Exercise requirements: From the listing below, copy only the lines from the line that contains "Generate a Python" to the line that contains "import numpy as np", counting those two lines as part of the copy.

[Start of Data records]

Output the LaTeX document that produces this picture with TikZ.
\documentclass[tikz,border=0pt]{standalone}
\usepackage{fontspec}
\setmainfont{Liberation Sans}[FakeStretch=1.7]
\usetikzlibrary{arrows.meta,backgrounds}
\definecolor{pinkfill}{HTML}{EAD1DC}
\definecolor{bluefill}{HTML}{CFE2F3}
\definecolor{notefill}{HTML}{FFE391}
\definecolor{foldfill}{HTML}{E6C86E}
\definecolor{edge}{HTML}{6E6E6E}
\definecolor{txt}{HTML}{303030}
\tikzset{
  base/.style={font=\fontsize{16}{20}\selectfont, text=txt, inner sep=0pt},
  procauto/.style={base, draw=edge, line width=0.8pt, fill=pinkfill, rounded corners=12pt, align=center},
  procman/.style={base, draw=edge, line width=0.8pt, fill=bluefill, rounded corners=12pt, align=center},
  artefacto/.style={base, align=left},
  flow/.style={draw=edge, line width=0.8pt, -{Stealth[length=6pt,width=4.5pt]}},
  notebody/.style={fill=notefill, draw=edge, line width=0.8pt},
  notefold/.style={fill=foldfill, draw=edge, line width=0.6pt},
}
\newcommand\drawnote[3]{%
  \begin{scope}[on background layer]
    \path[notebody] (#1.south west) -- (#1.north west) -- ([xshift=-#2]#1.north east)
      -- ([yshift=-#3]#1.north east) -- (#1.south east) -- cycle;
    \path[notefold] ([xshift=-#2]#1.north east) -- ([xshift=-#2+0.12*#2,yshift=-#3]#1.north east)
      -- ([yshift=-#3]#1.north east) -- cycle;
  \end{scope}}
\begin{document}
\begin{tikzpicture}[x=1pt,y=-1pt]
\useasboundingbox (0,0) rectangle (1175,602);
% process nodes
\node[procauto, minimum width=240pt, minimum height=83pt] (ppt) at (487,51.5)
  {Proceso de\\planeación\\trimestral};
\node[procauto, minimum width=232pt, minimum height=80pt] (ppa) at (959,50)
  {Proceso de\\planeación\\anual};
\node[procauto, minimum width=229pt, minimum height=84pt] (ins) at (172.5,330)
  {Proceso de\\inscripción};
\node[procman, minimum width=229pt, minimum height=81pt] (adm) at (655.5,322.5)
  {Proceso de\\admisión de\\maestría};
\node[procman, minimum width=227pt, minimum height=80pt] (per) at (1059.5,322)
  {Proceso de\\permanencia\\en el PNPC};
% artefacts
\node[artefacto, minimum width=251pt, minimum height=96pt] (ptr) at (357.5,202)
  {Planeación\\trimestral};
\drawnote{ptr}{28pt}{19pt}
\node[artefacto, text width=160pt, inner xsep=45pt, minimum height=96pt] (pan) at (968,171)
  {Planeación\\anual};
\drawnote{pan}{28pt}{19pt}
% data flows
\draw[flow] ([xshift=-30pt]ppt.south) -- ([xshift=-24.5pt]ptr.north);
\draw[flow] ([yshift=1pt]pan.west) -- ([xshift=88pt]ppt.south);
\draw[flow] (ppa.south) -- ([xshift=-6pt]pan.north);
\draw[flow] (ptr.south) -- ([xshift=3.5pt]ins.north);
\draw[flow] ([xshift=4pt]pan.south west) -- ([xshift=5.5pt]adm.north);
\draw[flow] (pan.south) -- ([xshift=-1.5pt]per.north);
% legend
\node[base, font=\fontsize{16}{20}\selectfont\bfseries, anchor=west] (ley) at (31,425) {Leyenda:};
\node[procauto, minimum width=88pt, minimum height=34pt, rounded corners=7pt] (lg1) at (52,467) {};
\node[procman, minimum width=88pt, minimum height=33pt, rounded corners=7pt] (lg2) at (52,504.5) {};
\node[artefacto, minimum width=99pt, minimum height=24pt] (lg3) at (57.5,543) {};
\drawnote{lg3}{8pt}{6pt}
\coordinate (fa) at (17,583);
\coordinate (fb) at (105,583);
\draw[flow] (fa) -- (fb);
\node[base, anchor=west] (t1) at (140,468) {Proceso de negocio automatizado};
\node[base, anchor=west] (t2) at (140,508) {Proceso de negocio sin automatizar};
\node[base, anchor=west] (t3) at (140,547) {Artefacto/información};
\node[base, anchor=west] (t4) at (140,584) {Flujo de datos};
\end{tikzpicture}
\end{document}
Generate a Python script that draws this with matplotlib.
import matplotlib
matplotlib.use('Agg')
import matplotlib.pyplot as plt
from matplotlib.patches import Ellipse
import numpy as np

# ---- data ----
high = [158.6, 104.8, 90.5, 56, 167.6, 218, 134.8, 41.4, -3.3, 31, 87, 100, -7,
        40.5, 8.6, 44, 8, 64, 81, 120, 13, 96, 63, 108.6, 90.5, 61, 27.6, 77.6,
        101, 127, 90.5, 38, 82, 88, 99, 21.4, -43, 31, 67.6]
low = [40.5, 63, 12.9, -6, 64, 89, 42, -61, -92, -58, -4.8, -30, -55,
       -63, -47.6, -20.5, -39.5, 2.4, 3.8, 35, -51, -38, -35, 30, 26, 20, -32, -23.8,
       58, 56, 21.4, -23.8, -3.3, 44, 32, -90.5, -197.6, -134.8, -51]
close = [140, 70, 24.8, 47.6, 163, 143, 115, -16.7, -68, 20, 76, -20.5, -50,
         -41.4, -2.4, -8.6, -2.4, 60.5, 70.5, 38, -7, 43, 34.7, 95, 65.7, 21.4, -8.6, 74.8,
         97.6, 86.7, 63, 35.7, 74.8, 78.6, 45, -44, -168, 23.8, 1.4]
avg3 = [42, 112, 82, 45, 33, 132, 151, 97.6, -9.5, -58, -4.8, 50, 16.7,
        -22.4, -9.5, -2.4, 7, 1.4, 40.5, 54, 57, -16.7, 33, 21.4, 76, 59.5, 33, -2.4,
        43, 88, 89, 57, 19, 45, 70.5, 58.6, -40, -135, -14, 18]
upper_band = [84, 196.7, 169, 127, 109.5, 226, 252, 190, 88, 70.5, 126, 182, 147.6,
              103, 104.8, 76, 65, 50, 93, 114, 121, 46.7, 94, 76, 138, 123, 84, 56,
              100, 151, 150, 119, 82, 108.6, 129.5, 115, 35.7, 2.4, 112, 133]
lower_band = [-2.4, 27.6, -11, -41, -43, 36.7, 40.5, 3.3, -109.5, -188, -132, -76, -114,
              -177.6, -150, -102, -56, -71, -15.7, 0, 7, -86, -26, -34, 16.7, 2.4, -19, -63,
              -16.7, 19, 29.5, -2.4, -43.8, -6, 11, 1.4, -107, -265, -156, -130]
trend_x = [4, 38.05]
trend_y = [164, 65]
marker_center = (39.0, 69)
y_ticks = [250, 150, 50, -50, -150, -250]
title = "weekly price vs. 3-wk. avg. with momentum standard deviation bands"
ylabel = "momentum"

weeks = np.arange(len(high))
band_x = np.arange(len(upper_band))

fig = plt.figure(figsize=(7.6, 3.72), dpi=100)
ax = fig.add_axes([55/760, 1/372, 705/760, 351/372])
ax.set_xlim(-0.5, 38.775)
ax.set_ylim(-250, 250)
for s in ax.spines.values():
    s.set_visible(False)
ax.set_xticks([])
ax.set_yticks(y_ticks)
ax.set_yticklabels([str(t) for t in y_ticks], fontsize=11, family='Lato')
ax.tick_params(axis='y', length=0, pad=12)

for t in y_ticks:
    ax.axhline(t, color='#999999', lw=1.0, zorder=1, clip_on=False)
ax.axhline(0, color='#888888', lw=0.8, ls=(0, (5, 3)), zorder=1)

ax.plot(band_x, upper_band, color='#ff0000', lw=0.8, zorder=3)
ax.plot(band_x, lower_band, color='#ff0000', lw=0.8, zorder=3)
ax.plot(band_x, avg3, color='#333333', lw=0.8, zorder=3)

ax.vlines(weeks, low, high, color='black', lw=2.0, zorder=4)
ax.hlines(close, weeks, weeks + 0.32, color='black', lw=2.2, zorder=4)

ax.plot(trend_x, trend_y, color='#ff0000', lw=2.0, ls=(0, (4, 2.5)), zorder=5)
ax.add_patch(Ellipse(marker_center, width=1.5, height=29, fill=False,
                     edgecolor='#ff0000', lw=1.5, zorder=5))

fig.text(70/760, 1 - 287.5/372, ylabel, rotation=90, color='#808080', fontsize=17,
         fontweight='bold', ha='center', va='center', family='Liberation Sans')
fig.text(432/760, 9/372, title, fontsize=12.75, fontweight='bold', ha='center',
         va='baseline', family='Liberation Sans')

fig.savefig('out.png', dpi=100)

[End of Data records]

Answer for this exercise:
Generate a Python script that draws this with matplotlib.
import matplotlib
matplotlib.use('Agg')
import matplotlib.pyplot as plt
from matplotlib.patches import Ellipse
import numpy as np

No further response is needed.